Pat Forde said as much in the podcast, when he laid out the situation:
“[Brooke will] swim the 500 freestyle at NCAA Championships, so she will compete against Lia if Lia is there, and the expectation is that Lia will be there.
“Will Thomas was #65 in 500 free in 2018-19. Lia Thomas is #1 in the 500 free. So there has not been a complete mitigation of whatever physical benefits were accrued by being a man. The NCAA had a decade-old policy on testosterone levels and testing. They have realized that it’s probably outdated. In their attempts to update it, yes, they completely just abdicated and punted this all to USA Swimming, which has been working with FINA, which is the international governing body of swimming, on new transgender participation policy, which is expected out soon — like early February. And that policy will then be the USA Swimming policy which will then be the NCAA policy, which will tell us whether or not Lia Thomas will swim at the NCAA Championships in March.
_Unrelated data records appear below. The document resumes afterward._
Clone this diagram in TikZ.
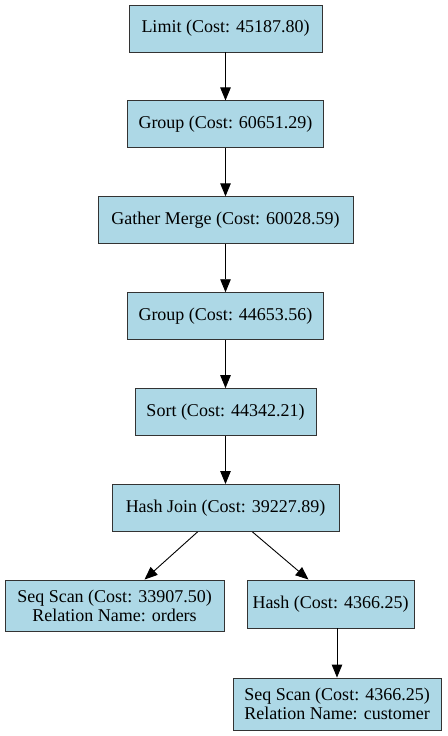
\documentclass[tikz,border=0pt]{standalone}
\usepackage{fontspec}
\setmainfont{Liberation Serif}
\usetikzlibrary{positioning,arrows.meta,calc}

\begin{document}
\begin{tikzpicture}[x=1pt,y=1pt,
    plan/.style={draw=black!80, fill={rgb,255:red,173;green,216;blue,230}, line width=0.9pt,
      minimum height=47pt, inner sep=0pt, align=center,
      font=\fontsize{18}{19}\selectfont},
    flow/.style={-{Triangle[length=13pt,width=10.5pt]}, line width=0.9pt},
    node distance=48pt]
  \useasboundingbox (0,0) rectangle (447,-736);
  % main chain of the plan
  \node[plan, minimum width=193pt] (limit) at (225.5,-28.5) {Limit (Cost: 45187.80)};
  \node[plan, minimum width=196pt, below=of limit] (groupa) {Group (Cost: 60651.29)};
  \node[plan, minimum width=255pt, below=of groupa] (gather) {Gather Merge (Cost: 60028.59)};
  \node[plan, minimum width=196pt, below=of gather] (groupb) {Group (Cost: 44653.56)};
  \node[plan, minimum width=181pt, below=of groupb] (sort) {Sort (Cost: 44342.21)};
  \node[plan, minimum width=227pt, below=of sort] (hjoin) {Hash Join (Cost: 39227.89)};
  % the join inputs
  \node[plan, minimum width=219pt, minimum height=51pt] (scanord) at (114.5,-605.5)
    {Seq Scan (Cost: 33907.50)\\Relation Name: orders};
  \node[plan, minimum width=167pt, minimum height=48pt] (hash) at (330.5,-604) {Hash (Cost: 4366.25)};
  \node[plan, minimum width=208pt, minimum height=52pt] (scancust) at (337,-704)
    {Seq Scan (Cost: 4366.25)\\Relation Name: customer};
  % edges
  \foreach \a/\b in {limit/groupa, groupa/gather, gather/groupb, groupb/sort, sort/hjoin}
    \draw[flow] (\a) -- (\b);
  \draw[flow] (hash.south -| scancust.north) -- (scancust.north);
  \draw[flow] ($(hjoin.south)+(-28,0)$) -- ($(scanord.north)+(30,0)$);
  \draw[flow] ($(hjoin.south)+(27,0)$) -- ($(hash.north)+(-22,0)$);
\end{tikzpicture}
\end{document}
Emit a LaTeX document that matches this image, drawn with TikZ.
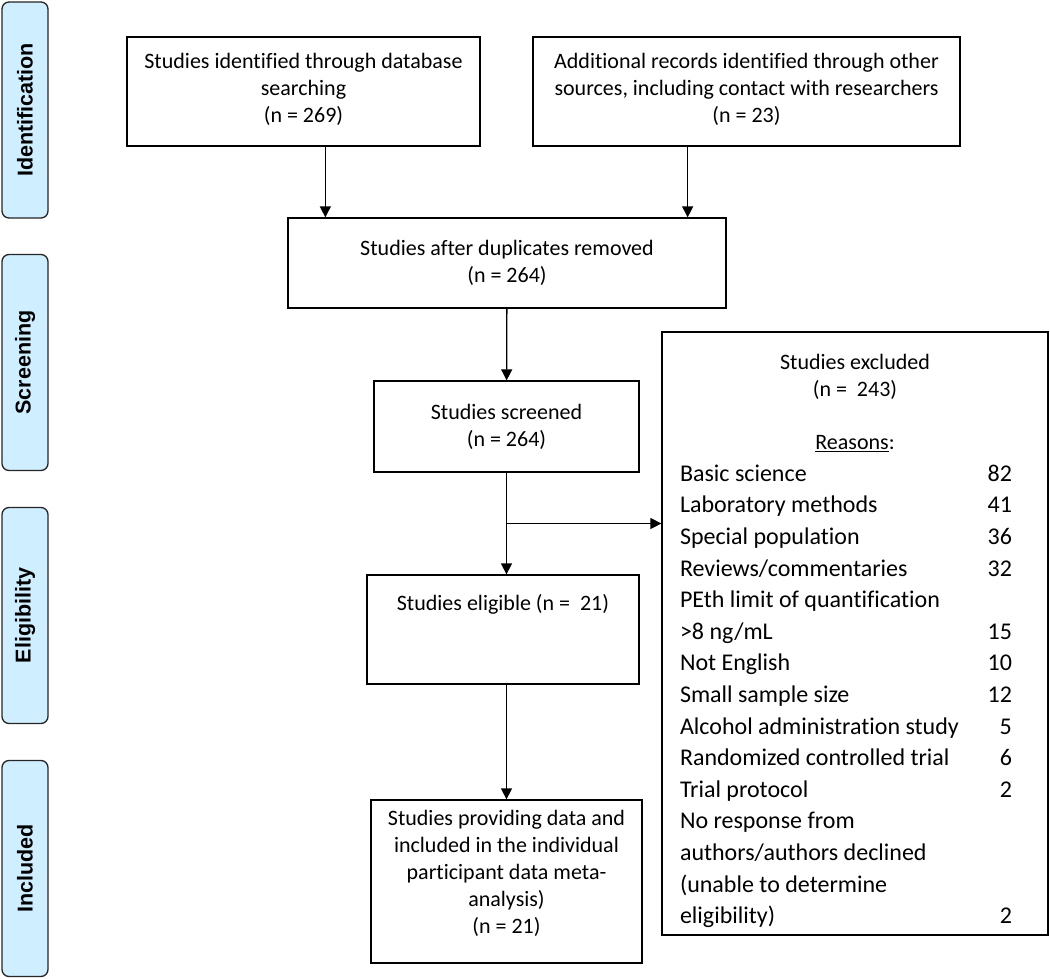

“I think the expectation is that this will be very late to change the rules of the game and to put her out of that; but there has been major hue and cry over this. There’s major questions of inclusivity, fairness, is this damaging to women’s sports? Do we ever get to a point where we have a transgender category, a third category, at the college level? Men’s swimming, women’s swimming, transgender swimming? Men’s track, women’s track, transgender track? Whatever the case may be? People are very concerned about precedent, so this is all over the place.”
Pat Forde went on to note that “some of the folks who are really wound up about this and screaming about the fairness to women’s sports really don’t give a damn about women’s sports. They’re using this as a political wedge issue.”
The elder Forde was at Stanford watching Brooke swim last weekend, and he asked her what she thought about the situation. To his surprise, Brooke had prepared a statement, which he read aloud on the podcast:
“I have great respect for Lia. Social change is always a slow and difficult process, and we rarely get it correct right away. Being among the first to lead such a social change requires an enormous amount of courage and I admire Lia for her leadership that will undoubtedly benefit many trans athletes in the future. In 2020 I, along with most swimmers, experienced what it was like to have my chance to achieve my swimming goals taken away after years of hard work. I would not wish this experience on anyone, especially Lia who has followed the rules required of her. I believe that treating people with respect and dignity is more important than any trophy or record will ever be, which is why I will not have a problem racing against Lia at NCAAs this year.” —Brooke Forde
Brooke Forde competed for Stanford in the 500 free at the 2018, 2019, and 2021 NCAAs and won the national championship as a sophomore in 2019. She placed 11th in 2018 and 3rd in 2021. The 2020 national championship was canceled due to the pandemic. As we head into championship season, Forde ranks third in the 500 free (4:36.96) behind Thomas (4:34.06) and Arizona State’s Emma Nordin (4:34.87).
One might argue that Forde has more to lose than just about everyone else with an opinion about Thomas’ presence at NCAAs and, as her father says on the podcast, “I was impressed by the perspective. I think some people could take a good lesson from that.”